Tally the lines containing the word "that" and give the total alone.

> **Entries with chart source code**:
>> start

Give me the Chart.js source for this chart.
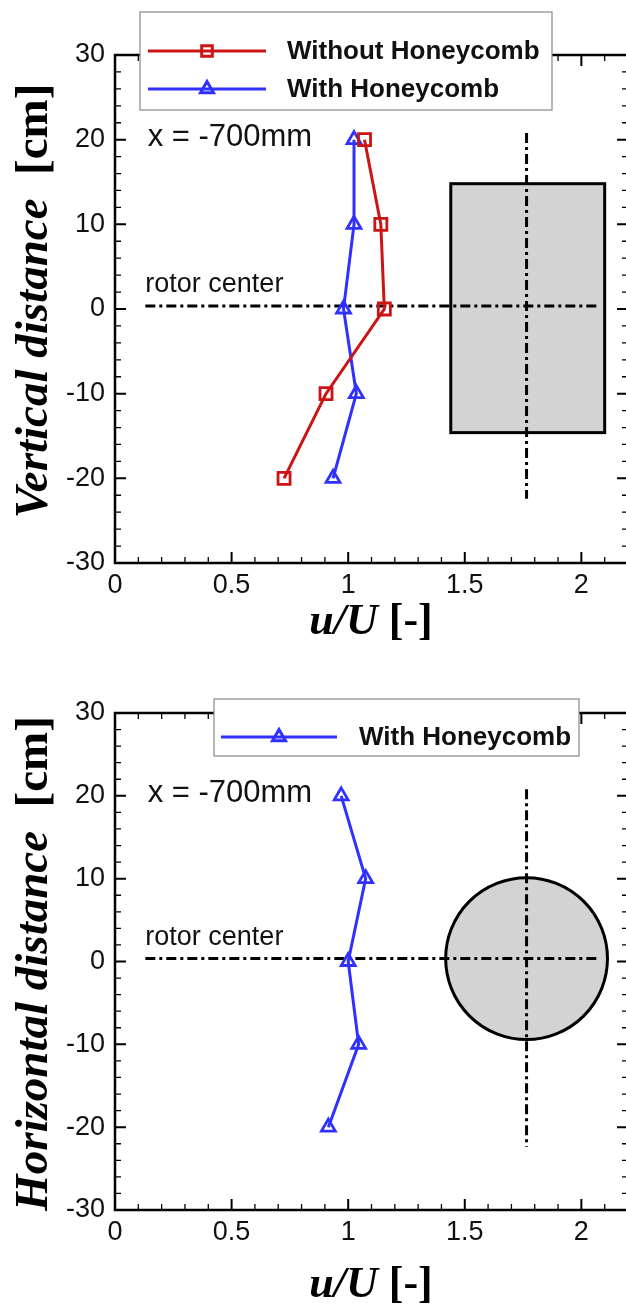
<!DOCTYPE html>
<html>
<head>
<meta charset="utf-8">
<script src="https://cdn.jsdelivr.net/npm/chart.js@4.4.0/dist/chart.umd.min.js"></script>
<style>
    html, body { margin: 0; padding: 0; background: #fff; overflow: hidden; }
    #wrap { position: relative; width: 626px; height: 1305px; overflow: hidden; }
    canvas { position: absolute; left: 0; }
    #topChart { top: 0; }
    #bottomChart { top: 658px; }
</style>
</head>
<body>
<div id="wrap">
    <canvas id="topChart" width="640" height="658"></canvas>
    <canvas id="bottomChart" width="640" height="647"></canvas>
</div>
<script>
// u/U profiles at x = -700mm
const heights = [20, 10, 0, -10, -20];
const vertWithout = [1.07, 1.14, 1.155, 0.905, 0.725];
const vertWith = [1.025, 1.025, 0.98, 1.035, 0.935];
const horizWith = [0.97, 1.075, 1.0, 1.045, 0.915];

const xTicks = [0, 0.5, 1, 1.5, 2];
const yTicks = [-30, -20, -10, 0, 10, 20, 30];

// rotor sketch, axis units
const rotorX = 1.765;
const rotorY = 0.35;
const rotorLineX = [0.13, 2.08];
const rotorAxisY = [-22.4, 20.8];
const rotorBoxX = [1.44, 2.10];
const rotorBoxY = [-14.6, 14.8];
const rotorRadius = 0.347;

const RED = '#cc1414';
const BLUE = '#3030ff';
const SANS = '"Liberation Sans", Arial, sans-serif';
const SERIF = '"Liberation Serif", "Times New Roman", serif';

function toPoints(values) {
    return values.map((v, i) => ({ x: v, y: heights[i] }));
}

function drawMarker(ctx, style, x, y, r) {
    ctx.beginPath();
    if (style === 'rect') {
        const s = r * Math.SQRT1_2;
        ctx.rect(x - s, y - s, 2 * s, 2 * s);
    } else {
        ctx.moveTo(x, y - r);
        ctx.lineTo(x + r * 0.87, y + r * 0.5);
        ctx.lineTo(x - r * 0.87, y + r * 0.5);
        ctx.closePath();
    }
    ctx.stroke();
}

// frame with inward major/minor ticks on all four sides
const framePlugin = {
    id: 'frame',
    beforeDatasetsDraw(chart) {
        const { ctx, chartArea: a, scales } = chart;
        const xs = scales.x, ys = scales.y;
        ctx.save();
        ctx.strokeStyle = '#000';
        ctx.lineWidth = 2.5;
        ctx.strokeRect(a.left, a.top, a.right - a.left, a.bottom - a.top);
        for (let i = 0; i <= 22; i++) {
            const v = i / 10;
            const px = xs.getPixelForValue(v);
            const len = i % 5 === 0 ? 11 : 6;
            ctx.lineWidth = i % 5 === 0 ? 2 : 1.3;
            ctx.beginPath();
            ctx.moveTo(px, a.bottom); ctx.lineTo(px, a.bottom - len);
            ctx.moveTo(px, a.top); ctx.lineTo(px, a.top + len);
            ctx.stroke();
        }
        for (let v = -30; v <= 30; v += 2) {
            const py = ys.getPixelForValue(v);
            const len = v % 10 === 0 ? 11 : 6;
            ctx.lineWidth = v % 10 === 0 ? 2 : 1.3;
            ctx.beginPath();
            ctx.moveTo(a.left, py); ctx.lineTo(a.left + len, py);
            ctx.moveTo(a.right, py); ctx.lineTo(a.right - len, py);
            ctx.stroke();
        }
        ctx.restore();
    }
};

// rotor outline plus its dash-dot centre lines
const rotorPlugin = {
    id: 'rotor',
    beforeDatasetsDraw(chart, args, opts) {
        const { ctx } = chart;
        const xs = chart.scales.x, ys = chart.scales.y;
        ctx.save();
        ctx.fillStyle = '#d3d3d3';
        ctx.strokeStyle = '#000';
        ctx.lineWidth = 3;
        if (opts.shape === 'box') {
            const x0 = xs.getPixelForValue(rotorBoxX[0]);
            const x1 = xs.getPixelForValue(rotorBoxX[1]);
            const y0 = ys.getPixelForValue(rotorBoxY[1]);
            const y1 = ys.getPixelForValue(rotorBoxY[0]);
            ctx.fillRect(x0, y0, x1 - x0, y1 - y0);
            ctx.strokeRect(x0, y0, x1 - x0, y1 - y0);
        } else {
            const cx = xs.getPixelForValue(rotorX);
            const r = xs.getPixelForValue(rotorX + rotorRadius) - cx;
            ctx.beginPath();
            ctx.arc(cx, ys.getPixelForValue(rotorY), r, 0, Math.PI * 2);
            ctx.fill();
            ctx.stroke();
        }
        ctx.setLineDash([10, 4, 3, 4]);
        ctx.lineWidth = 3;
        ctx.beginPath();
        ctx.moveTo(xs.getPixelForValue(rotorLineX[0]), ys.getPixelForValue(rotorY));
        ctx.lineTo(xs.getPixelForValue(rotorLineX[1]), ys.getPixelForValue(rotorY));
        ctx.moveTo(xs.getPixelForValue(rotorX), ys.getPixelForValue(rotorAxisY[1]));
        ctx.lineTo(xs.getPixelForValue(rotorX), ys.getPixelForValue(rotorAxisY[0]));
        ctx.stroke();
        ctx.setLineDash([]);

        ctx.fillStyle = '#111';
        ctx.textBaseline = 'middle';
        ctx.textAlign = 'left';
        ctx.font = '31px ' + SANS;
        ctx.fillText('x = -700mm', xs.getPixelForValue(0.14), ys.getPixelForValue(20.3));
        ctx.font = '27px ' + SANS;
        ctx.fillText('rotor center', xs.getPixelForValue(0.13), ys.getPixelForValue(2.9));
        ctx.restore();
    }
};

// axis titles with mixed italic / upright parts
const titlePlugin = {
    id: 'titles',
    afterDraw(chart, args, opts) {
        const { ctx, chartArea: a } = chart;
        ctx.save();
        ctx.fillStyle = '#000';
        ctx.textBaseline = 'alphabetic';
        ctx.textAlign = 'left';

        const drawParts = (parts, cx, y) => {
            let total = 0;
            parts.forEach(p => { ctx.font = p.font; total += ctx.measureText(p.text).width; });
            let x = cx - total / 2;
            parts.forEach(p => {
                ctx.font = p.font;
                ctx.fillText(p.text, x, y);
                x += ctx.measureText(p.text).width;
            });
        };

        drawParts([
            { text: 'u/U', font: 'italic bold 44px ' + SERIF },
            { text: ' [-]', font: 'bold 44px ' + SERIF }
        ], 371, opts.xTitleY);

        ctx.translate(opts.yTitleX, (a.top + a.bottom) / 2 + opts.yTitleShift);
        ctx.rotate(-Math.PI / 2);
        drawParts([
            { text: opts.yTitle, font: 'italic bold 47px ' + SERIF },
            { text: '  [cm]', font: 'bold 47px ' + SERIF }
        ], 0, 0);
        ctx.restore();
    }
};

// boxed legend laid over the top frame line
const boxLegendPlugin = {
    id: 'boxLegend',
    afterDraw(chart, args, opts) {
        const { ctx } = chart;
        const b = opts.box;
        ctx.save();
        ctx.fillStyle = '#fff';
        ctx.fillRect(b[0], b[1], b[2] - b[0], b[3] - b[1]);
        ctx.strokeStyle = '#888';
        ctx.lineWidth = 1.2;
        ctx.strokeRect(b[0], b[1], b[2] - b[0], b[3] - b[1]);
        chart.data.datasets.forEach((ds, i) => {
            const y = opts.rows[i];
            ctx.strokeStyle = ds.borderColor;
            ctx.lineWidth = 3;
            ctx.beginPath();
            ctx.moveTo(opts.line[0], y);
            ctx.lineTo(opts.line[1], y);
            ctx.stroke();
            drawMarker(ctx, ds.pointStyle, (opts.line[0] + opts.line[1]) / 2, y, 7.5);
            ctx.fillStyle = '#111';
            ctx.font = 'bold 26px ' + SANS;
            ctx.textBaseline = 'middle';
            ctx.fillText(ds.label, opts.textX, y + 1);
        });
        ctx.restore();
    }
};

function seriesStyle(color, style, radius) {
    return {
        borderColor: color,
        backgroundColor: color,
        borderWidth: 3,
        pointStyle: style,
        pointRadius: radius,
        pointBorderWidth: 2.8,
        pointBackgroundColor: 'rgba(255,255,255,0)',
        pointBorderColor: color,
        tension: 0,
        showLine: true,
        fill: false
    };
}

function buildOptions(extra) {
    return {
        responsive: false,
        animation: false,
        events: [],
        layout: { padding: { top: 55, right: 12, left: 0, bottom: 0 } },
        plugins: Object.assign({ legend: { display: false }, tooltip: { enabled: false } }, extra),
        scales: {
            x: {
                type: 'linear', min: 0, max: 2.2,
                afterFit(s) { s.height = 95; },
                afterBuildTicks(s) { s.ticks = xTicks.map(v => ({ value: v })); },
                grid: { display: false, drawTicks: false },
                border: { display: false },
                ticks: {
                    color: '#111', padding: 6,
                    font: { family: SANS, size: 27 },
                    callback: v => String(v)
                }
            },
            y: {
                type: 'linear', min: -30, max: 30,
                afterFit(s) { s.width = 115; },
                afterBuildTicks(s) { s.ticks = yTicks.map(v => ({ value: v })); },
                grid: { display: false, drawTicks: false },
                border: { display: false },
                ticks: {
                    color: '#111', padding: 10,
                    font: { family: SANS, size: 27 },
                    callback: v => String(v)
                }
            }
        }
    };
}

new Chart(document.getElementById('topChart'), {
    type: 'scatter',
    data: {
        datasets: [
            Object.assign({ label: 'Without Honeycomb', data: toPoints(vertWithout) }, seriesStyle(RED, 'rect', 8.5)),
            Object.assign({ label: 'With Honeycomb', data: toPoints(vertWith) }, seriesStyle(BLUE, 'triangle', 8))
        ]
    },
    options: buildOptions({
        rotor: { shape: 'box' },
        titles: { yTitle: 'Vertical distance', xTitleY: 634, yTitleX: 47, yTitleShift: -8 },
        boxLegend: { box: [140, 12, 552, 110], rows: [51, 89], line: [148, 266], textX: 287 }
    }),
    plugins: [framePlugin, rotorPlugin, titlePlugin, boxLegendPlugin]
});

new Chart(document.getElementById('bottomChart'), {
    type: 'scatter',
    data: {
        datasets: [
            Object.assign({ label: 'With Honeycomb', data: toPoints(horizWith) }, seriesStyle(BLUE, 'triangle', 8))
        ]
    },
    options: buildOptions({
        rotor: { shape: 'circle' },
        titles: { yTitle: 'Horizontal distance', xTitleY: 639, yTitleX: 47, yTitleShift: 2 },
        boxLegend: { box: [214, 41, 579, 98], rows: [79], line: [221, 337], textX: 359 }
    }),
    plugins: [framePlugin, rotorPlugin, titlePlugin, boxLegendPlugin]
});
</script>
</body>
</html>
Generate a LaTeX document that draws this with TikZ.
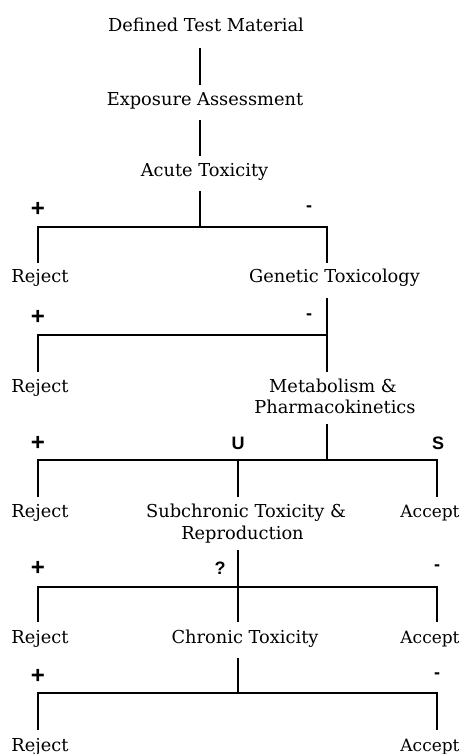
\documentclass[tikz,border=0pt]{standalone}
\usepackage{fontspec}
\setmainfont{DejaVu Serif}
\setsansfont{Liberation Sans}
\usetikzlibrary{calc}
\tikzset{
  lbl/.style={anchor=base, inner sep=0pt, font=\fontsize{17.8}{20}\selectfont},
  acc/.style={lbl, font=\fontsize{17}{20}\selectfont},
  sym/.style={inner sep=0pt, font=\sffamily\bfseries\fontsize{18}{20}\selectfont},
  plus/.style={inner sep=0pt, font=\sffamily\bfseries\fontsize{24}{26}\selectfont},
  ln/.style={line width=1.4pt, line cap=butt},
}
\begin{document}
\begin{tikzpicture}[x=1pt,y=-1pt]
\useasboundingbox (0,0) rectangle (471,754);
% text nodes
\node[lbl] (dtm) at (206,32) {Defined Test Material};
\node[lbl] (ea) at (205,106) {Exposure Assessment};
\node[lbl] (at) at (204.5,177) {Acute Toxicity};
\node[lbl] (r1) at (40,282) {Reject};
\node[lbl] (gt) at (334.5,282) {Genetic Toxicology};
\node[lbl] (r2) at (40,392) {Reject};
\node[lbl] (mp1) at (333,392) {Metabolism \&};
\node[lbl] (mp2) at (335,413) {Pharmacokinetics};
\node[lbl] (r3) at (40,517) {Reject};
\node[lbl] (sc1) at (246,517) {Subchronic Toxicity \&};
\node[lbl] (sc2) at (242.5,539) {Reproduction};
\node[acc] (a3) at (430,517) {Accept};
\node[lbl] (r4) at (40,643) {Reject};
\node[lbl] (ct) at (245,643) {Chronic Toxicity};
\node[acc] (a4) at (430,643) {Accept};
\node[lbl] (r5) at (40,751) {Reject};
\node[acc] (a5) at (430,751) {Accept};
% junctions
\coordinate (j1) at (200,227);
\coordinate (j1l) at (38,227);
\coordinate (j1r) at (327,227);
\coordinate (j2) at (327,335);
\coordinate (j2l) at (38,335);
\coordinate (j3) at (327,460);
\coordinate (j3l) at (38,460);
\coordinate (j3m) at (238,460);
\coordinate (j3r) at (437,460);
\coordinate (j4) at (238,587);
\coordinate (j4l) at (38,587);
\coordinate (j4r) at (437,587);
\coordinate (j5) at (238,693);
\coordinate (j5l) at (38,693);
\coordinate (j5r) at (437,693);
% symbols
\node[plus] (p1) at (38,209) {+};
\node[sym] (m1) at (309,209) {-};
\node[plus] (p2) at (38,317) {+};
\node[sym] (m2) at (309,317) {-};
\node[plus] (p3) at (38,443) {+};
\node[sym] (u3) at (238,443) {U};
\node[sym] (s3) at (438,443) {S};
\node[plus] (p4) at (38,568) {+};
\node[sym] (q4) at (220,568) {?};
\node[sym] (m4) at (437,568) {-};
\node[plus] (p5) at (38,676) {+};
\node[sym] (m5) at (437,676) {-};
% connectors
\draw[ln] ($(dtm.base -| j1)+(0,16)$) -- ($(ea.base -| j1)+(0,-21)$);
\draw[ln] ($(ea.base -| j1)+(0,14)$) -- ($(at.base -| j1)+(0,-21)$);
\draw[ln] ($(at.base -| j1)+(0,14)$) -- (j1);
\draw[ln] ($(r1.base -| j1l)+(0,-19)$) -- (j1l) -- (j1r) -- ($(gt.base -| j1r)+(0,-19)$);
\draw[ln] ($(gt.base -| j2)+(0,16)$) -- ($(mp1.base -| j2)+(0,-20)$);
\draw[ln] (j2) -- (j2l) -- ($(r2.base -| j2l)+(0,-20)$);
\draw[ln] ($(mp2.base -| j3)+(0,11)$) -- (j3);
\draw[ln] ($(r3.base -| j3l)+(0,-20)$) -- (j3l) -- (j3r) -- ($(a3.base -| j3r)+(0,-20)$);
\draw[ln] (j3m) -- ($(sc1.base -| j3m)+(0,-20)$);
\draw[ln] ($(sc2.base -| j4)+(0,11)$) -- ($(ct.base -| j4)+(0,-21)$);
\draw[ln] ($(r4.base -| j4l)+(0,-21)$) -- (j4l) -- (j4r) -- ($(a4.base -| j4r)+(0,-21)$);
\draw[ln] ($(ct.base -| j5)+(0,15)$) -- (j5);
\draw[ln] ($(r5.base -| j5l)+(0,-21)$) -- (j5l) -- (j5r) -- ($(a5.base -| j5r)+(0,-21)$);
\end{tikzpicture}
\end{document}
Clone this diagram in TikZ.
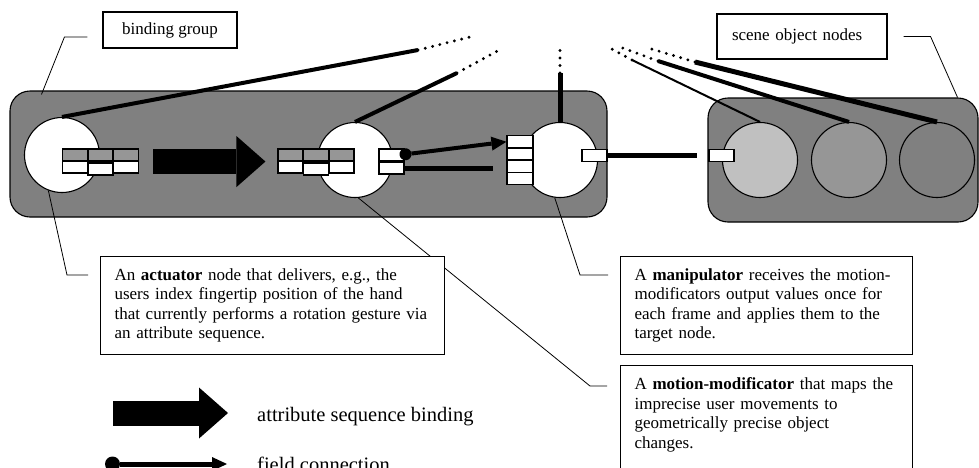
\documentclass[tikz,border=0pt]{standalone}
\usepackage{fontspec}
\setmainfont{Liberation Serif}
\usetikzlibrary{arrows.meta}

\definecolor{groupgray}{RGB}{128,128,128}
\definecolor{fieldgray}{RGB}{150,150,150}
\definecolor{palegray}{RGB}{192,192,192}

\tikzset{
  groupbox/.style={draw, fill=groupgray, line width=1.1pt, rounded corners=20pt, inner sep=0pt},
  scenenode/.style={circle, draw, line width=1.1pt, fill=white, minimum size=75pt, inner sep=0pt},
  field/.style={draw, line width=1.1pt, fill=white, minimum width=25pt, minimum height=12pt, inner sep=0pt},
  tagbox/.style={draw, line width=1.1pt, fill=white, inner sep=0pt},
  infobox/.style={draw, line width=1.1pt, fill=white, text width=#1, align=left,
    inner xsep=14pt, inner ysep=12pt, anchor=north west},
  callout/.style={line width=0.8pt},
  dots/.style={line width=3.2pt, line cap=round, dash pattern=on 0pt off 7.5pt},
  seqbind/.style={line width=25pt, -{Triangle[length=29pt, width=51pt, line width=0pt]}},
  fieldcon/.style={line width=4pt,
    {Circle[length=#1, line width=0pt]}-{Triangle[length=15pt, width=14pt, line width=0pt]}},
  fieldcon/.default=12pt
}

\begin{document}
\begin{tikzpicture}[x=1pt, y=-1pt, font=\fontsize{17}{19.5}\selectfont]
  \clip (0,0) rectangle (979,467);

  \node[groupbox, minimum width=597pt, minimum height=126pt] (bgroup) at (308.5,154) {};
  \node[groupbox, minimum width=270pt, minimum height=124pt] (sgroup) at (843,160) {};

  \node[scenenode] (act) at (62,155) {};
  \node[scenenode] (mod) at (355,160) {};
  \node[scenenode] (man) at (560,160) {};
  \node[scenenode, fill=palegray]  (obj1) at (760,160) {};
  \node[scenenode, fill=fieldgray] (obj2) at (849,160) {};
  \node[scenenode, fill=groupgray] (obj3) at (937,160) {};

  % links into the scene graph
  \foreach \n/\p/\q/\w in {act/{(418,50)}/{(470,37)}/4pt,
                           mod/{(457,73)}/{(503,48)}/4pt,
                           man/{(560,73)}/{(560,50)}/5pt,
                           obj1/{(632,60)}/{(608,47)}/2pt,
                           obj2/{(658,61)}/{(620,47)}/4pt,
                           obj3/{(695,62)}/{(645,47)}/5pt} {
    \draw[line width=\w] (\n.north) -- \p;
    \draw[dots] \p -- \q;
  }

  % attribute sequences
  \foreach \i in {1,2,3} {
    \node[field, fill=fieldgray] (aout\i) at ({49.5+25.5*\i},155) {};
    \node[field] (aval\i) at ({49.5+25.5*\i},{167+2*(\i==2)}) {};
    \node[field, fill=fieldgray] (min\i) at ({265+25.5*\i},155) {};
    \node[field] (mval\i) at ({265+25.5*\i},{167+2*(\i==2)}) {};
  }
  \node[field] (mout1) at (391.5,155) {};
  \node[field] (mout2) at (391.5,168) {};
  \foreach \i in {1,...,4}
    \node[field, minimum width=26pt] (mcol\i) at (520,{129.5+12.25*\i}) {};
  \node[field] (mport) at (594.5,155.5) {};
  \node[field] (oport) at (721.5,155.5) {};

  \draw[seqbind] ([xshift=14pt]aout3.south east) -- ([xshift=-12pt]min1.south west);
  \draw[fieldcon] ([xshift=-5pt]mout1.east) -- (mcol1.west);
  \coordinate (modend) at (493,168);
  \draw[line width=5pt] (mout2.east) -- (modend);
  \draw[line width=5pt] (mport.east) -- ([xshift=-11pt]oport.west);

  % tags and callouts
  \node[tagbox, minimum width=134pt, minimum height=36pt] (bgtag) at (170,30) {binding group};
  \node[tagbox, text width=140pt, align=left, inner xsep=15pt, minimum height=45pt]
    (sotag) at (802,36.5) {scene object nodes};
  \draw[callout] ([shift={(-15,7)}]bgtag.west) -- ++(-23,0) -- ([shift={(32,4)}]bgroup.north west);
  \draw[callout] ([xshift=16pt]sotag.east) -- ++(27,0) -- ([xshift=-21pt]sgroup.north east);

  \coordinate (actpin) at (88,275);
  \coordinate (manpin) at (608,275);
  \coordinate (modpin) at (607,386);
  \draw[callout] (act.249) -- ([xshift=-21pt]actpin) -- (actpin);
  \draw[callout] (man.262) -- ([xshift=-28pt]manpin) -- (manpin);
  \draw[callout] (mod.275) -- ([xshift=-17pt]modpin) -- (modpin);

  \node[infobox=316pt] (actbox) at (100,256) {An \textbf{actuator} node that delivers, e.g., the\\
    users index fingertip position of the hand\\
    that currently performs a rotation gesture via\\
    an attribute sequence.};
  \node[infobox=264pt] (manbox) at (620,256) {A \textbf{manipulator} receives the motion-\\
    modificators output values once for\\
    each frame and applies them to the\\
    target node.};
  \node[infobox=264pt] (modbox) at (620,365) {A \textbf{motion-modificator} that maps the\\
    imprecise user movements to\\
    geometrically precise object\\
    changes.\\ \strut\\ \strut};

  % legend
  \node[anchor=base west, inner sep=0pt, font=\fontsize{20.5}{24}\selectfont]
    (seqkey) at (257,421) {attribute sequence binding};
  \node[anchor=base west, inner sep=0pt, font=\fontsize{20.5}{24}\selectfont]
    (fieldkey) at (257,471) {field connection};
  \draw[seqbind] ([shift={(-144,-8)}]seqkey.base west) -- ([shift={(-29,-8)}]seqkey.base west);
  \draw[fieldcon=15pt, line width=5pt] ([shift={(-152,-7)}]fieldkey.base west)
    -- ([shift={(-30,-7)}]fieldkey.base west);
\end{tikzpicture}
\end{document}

>> end

> **The answer**: 4